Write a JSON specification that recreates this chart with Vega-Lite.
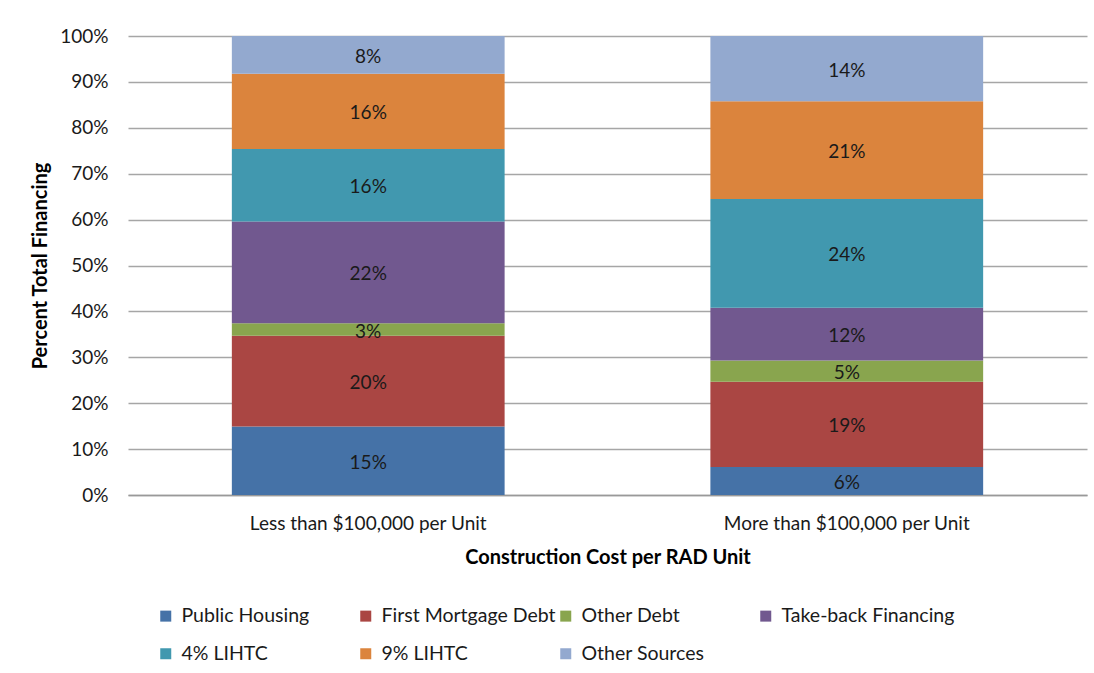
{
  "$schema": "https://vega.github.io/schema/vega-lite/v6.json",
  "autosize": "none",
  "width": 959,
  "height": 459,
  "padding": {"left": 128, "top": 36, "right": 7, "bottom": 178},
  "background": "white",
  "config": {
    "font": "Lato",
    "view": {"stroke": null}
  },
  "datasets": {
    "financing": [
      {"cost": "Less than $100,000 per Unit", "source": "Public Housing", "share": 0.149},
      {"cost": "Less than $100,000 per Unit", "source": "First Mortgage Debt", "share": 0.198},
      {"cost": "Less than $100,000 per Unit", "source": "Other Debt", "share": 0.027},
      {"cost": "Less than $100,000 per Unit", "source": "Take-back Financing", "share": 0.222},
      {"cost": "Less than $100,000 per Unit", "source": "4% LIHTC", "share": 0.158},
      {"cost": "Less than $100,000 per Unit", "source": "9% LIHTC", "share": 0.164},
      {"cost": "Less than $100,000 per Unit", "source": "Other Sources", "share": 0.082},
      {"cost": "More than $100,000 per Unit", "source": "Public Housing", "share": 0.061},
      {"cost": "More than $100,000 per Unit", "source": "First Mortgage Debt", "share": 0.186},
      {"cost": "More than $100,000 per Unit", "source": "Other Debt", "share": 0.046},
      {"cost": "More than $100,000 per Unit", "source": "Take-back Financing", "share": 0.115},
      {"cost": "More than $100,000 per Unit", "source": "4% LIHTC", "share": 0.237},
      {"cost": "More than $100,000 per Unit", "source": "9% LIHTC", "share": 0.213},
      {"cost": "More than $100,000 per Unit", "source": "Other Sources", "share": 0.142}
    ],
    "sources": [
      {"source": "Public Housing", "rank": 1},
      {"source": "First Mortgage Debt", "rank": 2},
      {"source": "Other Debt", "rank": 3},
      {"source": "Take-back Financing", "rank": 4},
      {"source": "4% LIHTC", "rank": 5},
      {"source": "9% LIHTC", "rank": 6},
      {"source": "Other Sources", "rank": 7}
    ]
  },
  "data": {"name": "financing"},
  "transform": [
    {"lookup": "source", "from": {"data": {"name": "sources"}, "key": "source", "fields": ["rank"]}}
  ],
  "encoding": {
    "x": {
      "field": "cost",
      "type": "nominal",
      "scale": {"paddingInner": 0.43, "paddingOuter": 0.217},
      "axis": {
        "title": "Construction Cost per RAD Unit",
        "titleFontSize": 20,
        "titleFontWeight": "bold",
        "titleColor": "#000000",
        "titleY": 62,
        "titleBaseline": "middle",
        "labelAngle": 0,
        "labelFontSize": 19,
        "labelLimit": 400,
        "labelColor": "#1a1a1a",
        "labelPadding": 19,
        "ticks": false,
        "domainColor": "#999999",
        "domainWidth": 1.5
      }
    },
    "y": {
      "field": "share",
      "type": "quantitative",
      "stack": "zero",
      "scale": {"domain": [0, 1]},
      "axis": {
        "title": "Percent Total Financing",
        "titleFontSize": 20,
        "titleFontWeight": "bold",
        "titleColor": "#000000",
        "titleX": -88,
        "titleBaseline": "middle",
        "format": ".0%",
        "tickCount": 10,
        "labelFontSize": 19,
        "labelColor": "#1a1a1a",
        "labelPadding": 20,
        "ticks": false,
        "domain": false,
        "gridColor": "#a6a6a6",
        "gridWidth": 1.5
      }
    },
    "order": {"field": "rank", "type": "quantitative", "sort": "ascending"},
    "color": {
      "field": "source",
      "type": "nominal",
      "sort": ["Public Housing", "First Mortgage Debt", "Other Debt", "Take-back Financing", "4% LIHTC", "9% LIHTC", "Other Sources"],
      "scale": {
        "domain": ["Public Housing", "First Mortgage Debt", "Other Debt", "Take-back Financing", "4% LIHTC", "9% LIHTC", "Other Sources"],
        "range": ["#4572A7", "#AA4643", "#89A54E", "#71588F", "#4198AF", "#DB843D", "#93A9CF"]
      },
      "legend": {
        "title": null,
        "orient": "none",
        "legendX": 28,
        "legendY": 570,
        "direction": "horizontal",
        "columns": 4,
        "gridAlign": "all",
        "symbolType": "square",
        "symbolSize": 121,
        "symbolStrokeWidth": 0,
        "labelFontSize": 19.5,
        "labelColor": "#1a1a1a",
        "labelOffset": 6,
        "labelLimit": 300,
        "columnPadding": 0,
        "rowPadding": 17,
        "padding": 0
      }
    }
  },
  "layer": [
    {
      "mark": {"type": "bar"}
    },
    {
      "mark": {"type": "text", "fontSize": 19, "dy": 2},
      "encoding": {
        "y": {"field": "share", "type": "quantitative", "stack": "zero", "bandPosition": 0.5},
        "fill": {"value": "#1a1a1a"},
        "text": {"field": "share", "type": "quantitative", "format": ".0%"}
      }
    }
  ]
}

- Aim of the exercise
Write out the listing above again, exactly, but with no pictures in the copy.

- Answer
Write a JSON specification that recreates this chart with Vega-Lite.
{
  "$schema": "https://vega.github.io/schema/vega-lite/v6.json",
  "autosize": "none",
  "width": 959,
  "height": 459,
  "padding": {"left": 128, "top": 36, "right": 7, "bottom": 178},
  "background": "white",
  "config": {
    "font": "Lato",
    "view": {"stroke": null}
  },
  "datasets": {
    "financing": [
      {"cost": "Less than $100,000 per Unit", "source": "Public Housing", "share": 0.149},
      {"cost": "Less than $100,000 per Unit", "source": "First Mortgage Debt", "share": 0.198},
      {"cost": "Less than $100,000 per Unit", "source": "Other Debt", "share": 0.027},
      {"cost": "Less than $100,000 per Unit", "source": "Take-back Financing", "share": 0.222},
      {"cost": "Less than $100,000 per Unit", "source": "4% LIHTC", "share": 0.158},
      {"cost": "Less than $100,000 per Unit", "source": "9% LIHTC", "share": 0.164},
      {"cost": "Less than $100,000 per Unit", "source": "Other Sources", "share": 0.082},
      {"cost": "More than $100,000 per Unit", "source": "Public Housing", "share": 0.061},
      {"cost": "More than $100,000 per Unit", "source": "First Mortgage Debt", "share": 0.186},
      {"cost": "More than $100,000 per Unit", "source": "Other Debt", "share": 0.046},
      {"cost": "More than $100,000 per Unit", "source": "Take-back Financing", "share": 0.115},
      {"cost": "More than $100,000 per Unit", "source": "4% LIHTC", "share": 0.237},
      {"cost": "More than $100,000 per Unit", "source": "9% LIHTC", "share": 0.213},
      {"cost": "More than $100,000 per Unit", "source": "Other Sources", "share": 0.142}
    ],
    "sources": [
      {"source": "Public Housing", "rank": 1},
      {"source": "First Mortgage Debt", "rank": 2},
      {"source": "Other Debt", "rank": 3},
      {"source": "Take-back Financing", "rank": 4},
      {"source": "4% LIHTC", "rank": 5},
      {"source": "9% LIHTC", "rank": 6},
      {"source": "Other Sources", "rank": 7}
    ]
  },
  "data": {"name": "financing"},
  "transform": [
    {"lookup": "source", "from": {"data": {"name": "sources"}, "key": "source", "fields": ["rank"]}}
  ],
  "encoding": {
    "x": {
      "field": "cost",
      "type": "nominal",
      "scale": {"paddingInner": 0.43, "paddingOuter": 0.217},
      "axis": {
        "title": "Construction Cost per RAD Unit",
        "titleFontSize": 20,
        "titleFontWeight": "bold",
        "titleColor": "#000000",
        "titleY": 62,
        "titleBaseline": "middle",
        "labelAngle": 0,
        "labelFontSize": 19,
        "labelLimit": 400,
        "labelColor": "#1a1a1a",
        "labelPadding": 19,
        "ticks": false,
        "domainColor": "#999999",
        "domainWidth": 1.5
      }
    },
    "y": {
      "field": "share",
      "type": "quantitative",
      "stack": "zero",
      "scale": {"domain": [0, 1]},
      "axis": {
        "title": "Percent Total Financing",
        "titleFontSize": 20,
        "titleFontWeight": "bold",
        "titleColor": "#000000",
        "titleX": -88,
        "titleBaseline": "middle",
        "format": ".0%",
        "tickCount": 10,
        "labelFontSize": 19,
        "labelColor": "#1a1a1a",
        "labelPadding": 20,
        "ticks": false,
        "domain": false,
        "gridColor": "#a6a6a6",
        "gridWidth": 1.5
      }
    },
    "order": {"field": "rank", "type": "quantitative", "sort": "ascending"},
    "color": {
      "field": "source",
      "type": "nominal",
      "sort": ["Public Housing", "First Mortgage Debt", "Other Debt", "Take-back Financing", "4% LIHTC", "9% LIHTC", "Other Sources"],
      "scale": {
        "domain": ["Public Housing", "First Mortgage Debt", "Other Debt", "Take-back Financing", "4% LIHTC", "9% LIHTC", "Other Sources"],
        "range": ["#4572A7", "#AA4643", "#89A54E", "#71588F", "#4198AF", "#DB843D", "#93A9CF"]
      },
      "legend": {
        "title": null,
        "orient": "none",
        "legendX": 28,
        "legendY": 570,
        "direction": "horizontal",
        "columns": 4,
        "gridAlign": "all",
        "symbolType": "square",
        "symbolSize": 121,
        "symbolStrokeWidth": 0,
        "labelFontSize": 19.5,
        "labelColor": "#1a1a1a",
        "labelOffset": 6,
        "labelLimit": 300,
        "columnPadding": 0,
        "rowPadding": 17,
        "padding": 0
      }
    }
  },
  "layer": [
    {
      "mark": {"type": "bar"}
    },
    {
      "mark": {"type": "text", "fontSize": 19, "dy": 2},
      "encoding": {
        "y": {"field": "share", "type": "quantitative", "stack": "zero", "bandPosition": 0.5},
        "fill": {"value": "#1a1a1a"},
        "text": {"field": "share", "type": "quantitative", "format": ".0%"}
      }
    }
  ]
}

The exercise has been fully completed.